In the last decade, new displays have been developed at an ever-increasing pace: bulky cathode ray tubes have been replaced by flat panels and mobile phones, tablets, and navigation systems have proliferated. Seeing this explosion raises tantalizing questions about the future evolution of visual displays:
- Will printed displays be sold by the square yard and glued to the wall?
- Will disposable displays, powered by printed batteries and with built-in storage chips, talk to us from cereal boxes?
- Will we begin wearing display glasses that simulate any kind or number of virtual displays we would ever need?
- Will chip implants directly interface to our brains, eliminating the need for any displays at all?
These and other questions are explored in Displays: Fundamentals & Applications, which describes existing and emerging display technology.
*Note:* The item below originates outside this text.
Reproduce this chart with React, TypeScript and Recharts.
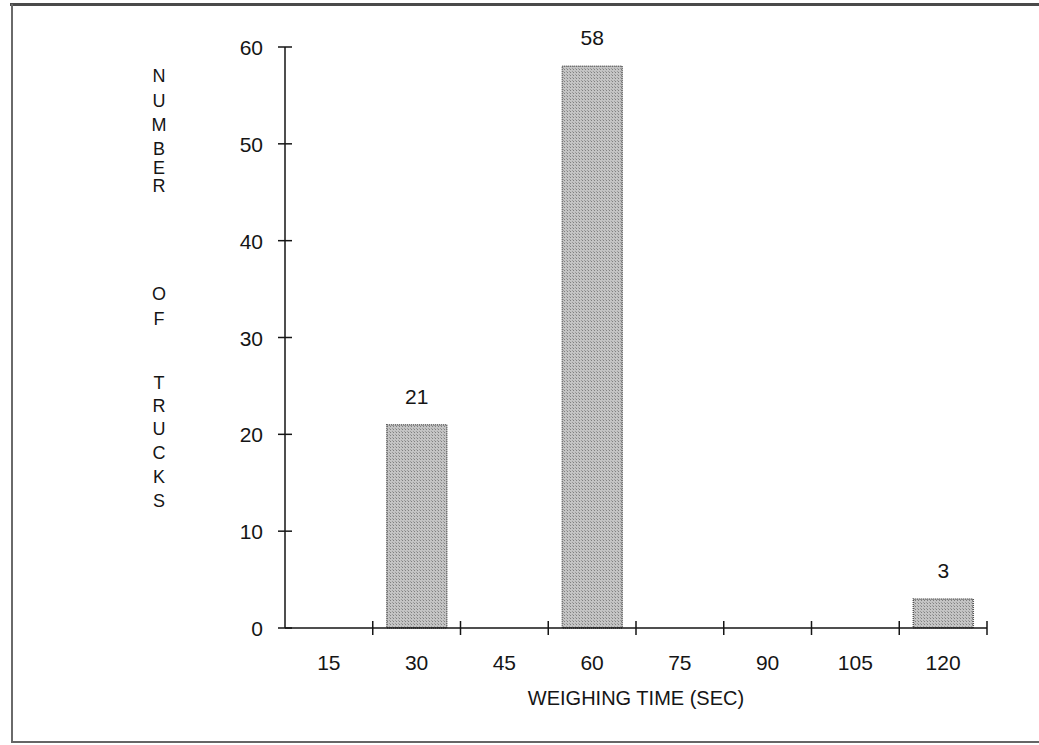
import React from 'react';
import { BarChart, Bar, XAxis, YAxis, LabelList, Label } from 'recharts';

const weighingTimes = ['15', '30', '45', '60', '75', '90', '105', '120'];
const truckCounts = [0, 21, 0, 58, 0, 0, 0, 3];
const countTicks = [0, 10, 20, 30, 40, 50, 60];
const yTitle = 'NUMBER OF TRUCKS';
const xTitle = 'WEIGHING TIME (SEC)';

const data = weighingTimes.map((t, i) => ({ time: t, trucks: truckCounts[i] }));

const FONT = '"Liberation Sans", Arial, sans-serif';
const INK = '#151515';

// y ticks cross the axis line on both sides
const YTick = (props: any) => {
  const { x, y, payload } = props;
  const axisX = x + 8;
  return (
    <g>
      <line x1={axisX - 7} x2={axisX + 7} y1={y} y2={y} stroke={INK} strokeWidth={1.5} />
      <text x={axisX - 22} y={y + 8} textAnchor="end" fontFamily={FONT} fontSize={21} fill={INK}>
        {payload.value}
      </text>
    </g>
  );
};

// x ticks sit on the band boundaries, labels in the band centre
const XTick = (props: any) => {
  const { x, y, payload } = props;
  const axisY = y - 8;
  const half = payload.offset || 43.9;
  const bx = x + half;
  return (
    <g>
      <line x1={bx} x2={bx} y1={axisY - 7} y2={axisY + 7} stroke={INK} strokeWidth={1.5} />
      <text x={x} y={axisY + 42} textAnchor="middle" fontFamily={FONT} fontSize={21} fill={INK}>
        {payload.value}
      </text>
    </g>
  );
};

// stacked letters, spaced like the original (B-E-R squeezed together)
const letterRows = [0, 24.5, 49, 73, 92, 110, 218, 243, 307, 330, 353, 377, 401, 425];

const YTitle = (props: any) => {
  const { viewBox } = props;
  const letters = yTitle.replace(/ /g, '').split('');
  const cx = viewBox.x - 66;
  return (
    <g>
      {letters.map((ch, i) => (
        <text
          key={i}
          x={cx}
          y={82 + letterRows[i]}
          textAnchor="middle"
          fontFamily={FONT}
          fontSize={18}
          fill={INK}
        >
          {ch}
        </text>
      ))}
    </g>
  );
};

const XTitle = (props: any) => {
  const { viewBox } = props;
  return (
    <text
      x={viewBox.x + viewBox.width / 2}
      y={viewBox.y + 77}
      textAnchor="middle"
      fontFamily={FONT}
      fontSize={20}
      fill={INK}
    >
      {xTitle}
    </text>
  );
};

export default function App() {
  return (
    <div style={{ width: 1039, height: 745, overflow: 'hidden' }}>
      <style>{'body { margin: 0; }'}</style>
      <BarChart
        width={1039}
        height={745}
        data={data}
        margin={{ top: 47, right: 52, bottom: 57, left: 225 }}
        barCategoryGap="16%"
      >
        <defs>
          <pattern id="stipple" width="3" height="3" patternUnits="userSpaceOnUse">
            <rect width="3" height="3" fill="#c4c4c4" />
            <rect width="1" height="1" fill="#808080" />
            <rect x="2" y="2" width="1" height="1" fill="#9c9c9c" />
          </pattern>
        </defs>
        {/* scanned page frame */}
        <rect x={10} y={3} width={1029} height={3} fill="#4a4a4a" />
        <rect x={11} y={4} width={2} height={739} fill="#6a6a6a" />
        <rect x={11} y={741} width={1028} height={2} fill="#666" />
        <XAxis
          dataKey="time"
          height={60}
          axisLine={{ stroke: INK, strokeWidth: 1.5 }}
          tickLine={false}
          tick={<XTick />}
          interval={0}
        >
          <Label content={<XTitle />} />
        </XAxis>
        <YAxis
          width={60}
          domain={[0, 60]}
          ticks={countTicks}
          axisLine={{ stroke: INK, strokeWidth: 1.5 }}
          tickLine={false}
          tick={<YTick />}
          interval={0}
        >
          <Label content={<YTitle />} />
        </YAxis>
        <Bar
          dataKey="trucks"
          fill="url(#stipple)"
          stroke="#555"
          strokeWidth={1.5}
          strokeDasharray="1 1"
          isAnimationActive={false}
        >
          <LabelList
            dataKey="trucks"
            position="top"
            offset={21}
            formatter={(v: any) => (v ? v : '')}
            style={{ fontFamily: FONT, fontSize: 21, fill: INK }}
          />
        </Bar>
      </BarChart>
    </div>
  );
}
The book begins by presenting the basics of wave optics, geometric optics, light modulation, visual perception, and display measures, along with the principles of holography. It then describes the technology and techniques behind projection displays, projector-camera systems, stereoscopic and autostereoscopic displays, computer-generated holography, and near-eye displays. In addition, the authors discuss how real-time computer graphics and computer vision enable the visualization of graphical 2D and 3D content. The text is complemented by more than 400 rich illustrations, which give readers a clear understanding of existing and emerging display technology.
About the Author: Rolf R. Hainich is senior partner at Hainich & Partner, a technology and management consulting company. He has extensive experience in academic and industrial R&D of real-time computer networking and processing, media technology, optics, and sensors.
Oliver Bimber is the head of the Institute of Computer Graphics at Johannes Kepler University Linz. His research interests include visual computing, real-time rendering and visualization, computer vision, image analysis and processing, optics, and human visual perception in next-generation display and imaging technologies.